## Start

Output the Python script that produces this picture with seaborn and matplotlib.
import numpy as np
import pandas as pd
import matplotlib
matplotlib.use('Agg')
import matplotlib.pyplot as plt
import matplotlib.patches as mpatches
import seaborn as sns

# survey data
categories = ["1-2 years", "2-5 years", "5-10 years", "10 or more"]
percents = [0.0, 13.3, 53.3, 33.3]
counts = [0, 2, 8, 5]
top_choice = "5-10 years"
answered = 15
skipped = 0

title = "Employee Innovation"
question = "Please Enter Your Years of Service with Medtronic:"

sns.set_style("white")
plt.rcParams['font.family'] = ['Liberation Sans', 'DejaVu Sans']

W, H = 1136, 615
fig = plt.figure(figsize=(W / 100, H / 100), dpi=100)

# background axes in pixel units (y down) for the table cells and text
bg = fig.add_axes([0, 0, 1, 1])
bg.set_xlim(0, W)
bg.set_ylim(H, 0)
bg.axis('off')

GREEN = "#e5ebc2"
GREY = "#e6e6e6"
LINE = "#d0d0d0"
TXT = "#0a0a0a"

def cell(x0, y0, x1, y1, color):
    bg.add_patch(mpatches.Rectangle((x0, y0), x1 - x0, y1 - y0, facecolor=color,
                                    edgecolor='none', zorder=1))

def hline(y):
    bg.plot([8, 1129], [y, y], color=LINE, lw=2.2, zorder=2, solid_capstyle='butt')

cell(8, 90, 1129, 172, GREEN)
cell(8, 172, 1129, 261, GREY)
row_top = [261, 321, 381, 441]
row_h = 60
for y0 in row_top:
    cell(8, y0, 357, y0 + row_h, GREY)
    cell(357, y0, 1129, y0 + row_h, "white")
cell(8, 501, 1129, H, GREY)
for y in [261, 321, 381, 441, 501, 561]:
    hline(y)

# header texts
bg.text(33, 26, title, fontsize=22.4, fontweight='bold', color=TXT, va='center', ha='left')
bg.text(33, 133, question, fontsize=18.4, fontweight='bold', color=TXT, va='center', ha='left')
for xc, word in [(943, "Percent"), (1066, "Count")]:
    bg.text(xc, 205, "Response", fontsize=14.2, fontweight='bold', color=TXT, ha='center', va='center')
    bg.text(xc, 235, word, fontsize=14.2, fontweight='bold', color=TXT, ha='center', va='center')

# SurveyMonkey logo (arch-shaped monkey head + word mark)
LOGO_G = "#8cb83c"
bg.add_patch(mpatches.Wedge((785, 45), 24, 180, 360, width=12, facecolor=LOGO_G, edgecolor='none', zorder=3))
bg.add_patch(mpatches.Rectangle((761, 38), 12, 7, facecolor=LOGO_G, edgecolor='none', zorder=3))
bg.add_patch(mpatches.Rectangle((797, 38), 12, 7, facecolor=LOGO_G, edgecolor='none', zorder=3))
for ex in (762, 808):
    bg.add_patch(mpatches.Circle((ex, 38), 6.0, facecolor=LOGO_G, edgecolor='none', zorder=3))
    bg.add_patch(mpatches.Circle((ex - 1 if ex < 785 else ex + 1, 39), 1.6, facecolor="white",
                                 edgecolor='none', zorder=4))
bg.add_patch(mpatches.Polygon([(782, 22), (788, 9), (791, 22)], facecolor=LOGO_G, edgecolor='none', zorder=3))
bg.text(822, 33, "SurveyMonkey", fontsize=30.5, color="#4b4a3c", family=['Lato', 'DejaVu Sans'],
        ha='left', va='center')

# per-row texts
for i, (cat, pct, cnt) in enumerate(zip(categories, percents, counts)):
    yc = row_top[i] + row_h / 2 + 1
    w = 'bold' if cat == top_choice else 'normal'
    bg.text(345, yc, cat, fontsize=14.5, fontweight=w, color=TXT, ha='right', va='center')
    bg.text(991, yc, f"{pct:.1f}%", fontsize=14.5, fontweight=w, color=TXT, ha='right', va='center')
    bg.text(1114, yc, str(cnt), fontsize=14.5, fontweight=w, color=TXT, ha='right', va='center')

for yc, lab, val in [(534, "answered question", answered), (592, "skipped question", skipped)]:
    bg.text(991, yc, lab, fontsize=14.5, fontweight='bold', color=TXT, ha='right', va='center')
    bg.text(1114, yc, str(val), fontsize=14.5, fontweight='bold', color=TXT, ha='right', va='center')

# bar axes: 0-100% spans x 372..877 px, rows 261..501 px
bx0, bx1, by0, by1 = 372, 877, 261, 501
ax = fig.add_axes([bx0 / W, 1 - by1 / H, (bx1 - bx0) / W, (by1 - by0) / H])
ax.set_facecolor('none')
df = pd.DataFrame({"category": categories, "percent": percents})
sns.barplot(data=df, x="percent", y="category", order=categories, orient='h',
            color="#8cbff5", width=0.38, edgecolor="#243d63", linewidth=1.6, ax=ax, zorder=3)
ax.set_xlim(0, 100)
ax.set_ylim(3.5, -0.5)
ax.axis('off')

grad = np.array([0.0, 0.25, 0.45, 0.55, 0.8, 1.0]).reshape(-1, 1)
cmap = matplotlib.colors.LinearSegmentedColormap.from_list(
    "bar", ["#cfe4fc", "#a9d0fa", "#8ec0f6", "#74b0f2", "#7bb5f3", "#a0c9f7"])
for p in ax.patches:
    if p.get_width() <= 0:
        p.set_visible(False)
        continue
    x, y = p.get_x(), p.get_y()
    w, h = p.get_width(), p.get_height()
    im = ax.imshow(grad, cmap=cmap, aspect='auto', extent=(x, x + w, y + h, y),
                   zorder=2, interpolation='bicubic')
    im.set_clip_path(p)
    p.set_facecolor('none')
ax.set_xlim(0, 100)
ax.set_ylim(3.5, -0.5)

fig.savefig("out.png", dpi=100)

## End

--- WHAT YOU WILL DO ---
Write the whole listing out again. Keep every line exactly as it is.

--- ANSWER BELOW ---
Output the Python script that produces this picture with seaborn and matplotlib.
import numpy as np
import pandas as pd
import matplotlib
matplotlib.use('Agg')
import matplotlib.pyplot as plt
import matplotlib.patches as mpatches
import seaborn as sns

# survey data
categories = ["1-2 years", "2-5 years", "5-10 years", "10 or more"]
percents = [0.0, 13.3, 53.3, 33.3]
counts = [0, 2, 8, 5]
top_choice = "5-10 years"
answered = 15
skipped = 0

title = "Employee Innovation"
question = "Please Enter Your Years of Service with Medtronic:"

sns.set_style("white")
plt.rcParams['font.family'] = ['Liberation Sans', 'DejaVu Sans']

W, H = 1136, 615
fig = plt.figure(figsize=(W / 100, H / 100), dpi=100)

# background axes in pixel units (y down) for the table cells and text
bg = fig.add_axes([0, 0, 1, 1])
bg.set_xlim(0, W)
bg.set_ylim(H, 0)
bg.axis('off')

GREEN = "#e5ebc2"
GREY = "#e6e6e6"
LINE = "#d0d0d0"
TXT = "#0a0a0a"

def cell(x0, y0, x1, y1, color):
    bg.add_patch(mpatches.Rectangle((x0, y0), x1 - x0, y1 - y0, facecolor=color,
                                    edgecolor='none', zorder=1))

def hline(y):
    bg.plot([8, 1129], [y, y], color=LINE, lw=2.2, zorder=2, solid_capstyle='butt')

cell(8, 90, 1129, 172, GREEN)
cell(8, 172, 1129, 261, GREY)
row_top = [261, 321, 381, 441]
row_h = 60
for y0 in row_top:
    cell(8, y0, 357, y0 + row_h, GREY)
    cell(357, y0, 1129, y0 + row_h, "white")
cell(8, 501, 1129, H, GREY)
for y in [261, 321, 381, 441, 501, 561]:
    hline(y)

# header texts
bg.text(33, 26, title, fontsize=22.4, fontweight='bold', color=TXT, va='center', ha='left')
bg.text(33, 133, question, fontsize=18.4, fontweight='bold', color=TXT, va='center', ha='left')
for xc, word in [(943, "Percent"), (1066, "Count")]:
    bg.text(xc, 205, "Response", fontsize=14.2, fontweight='bold', color=TXT, ha='center', va='center')
    bg.text(xc, 235, word, fontsize=14.2, fontweight='bold', color=TXT, ha='center', va='center')

# SurveyMonkey logo (arch-shaped monkey head + word mark)
LOGO_G = "#8cb83c"
bg.add_patch(mpatches.Wedge((785, 45), 24, 180, 360, width=12, facecolor=LOGO_G, edgecolor='none', zorder=3))
bg.add_patch(mpatches.Rectangle((761, 38), 12, 7, facecolor=LOGO_G, edgecolor='none', zorder=3))
bg.add_patch(mpatches.Rectangle((797, 38), 12, 7, facecolor=LOGO_G, edgecolor='none', zorder=3))
for ex in (762, 808):
    bg.add_patch(mpatches.Circle((ex, 38), 6.0, facecolor=LOGO_G, edgecolor='none', zorder=3))
    bg.add_patch(mpatches.Circle((ex - 1 if ex < 785 else ex + 1, 39), 1.6, facecolor="white",
                                 edgecolor='none', zorder=4))
bg.add_patch(mpatches.Polygon([(782, 22), (788, 9), (791, 22)], facecolor=LOGO_G, edgecolor='none', zorder=3))
bg.text(822, 33, "SurveyMonkey", fontsize=30.5, color="#4b4a3c", family=['Lato', 'DejaVu Sans'],
        ha='left', va='center')

# per-row texts
for i, (cat, pct, cnt) in enumerate(zip(categories, percents, counts)):
    yc = row_top[i] + row_h / 2 + 1
    w = 'bold' if cat == top_choice else 'normal'
    bg.text(345, yc, cat, fontsize=14.5, fontweight=w, color=TXT, ha='right', va='center')
    bg.text(991, yc, f"{pct:.1f}%", fontsize=14.5, fontweight=w, color=TXT, ha='right', va='center')
    bg.text(1114, yc, str(cnt), fontsize=14.5, fontweight=w, color=TXT, ha='right', va='center')

for yc, lab, val in [(534, "answered question", answered), (592, "skipped question", skipped)]:
    bg.text(991, yc, lab, fontsize=14.5, fontweight='bold', color=TXT, ha='right', va='center')
    bg.text(1114, yc, str(val), fontsize=14.5, fontweight='bold', color=TXT, ha='right', va='center')

# bar axes: 0-100% spans x 372..877 px, rows 261..501 px
bx0, bx1, by0, by1 = 372, 877, 261, 501
ax = fig.add_axes([bx0 / W, 1 - by1 / H, (bx1 - bx0) / W, (by1 - by0) / H])
ax.set_facecolor('none')
df = pd.DataFrame({"category": categories, "percent": percents})
sns.barplot(data=df, x="percent", y="category", order=categories, orient='h',
            color="#8cbff5", width=0.38, edgecolor="#243d63", linewidth=1.6, ax=ax, zorder=3)
ax.set_xlim(0, 100)
ax.set_ylim(3.5, -0.5)
ax.axis('off')

grad = np.array([0.0, 0.25, 0.45, 0.55, 0.8, 1.0]).reshape(-1, 1)
cmap = matplotlib.colors.LinearSegmentedColormap.from_list(
    "bar", ["#cfe4fc", "#a9d0fa", "#8ec0f6", "#74b0f2", "#7bb5f3", "#a0c9f7"])
for p in ax.patches:
    if p.get_width() <= 0:
        p.set_visible(False)
        continue
    x, y = p.get_x(), p.get_y()
    w, h = p.get_width(), p.get_height()
    im = ax.imshow(grad, cmap=cmap, aspect='auto', extent=(x, x + w, y + h, y),
                   zorder=2, interpolation='bicubic')
    im.set_clip_path(p)
    p.set_facecolor('none')
ax.set_xlim(0, 100)
ax.set_ylim(3.5, -0.5)

fig.savefig("out.png", dpi=100)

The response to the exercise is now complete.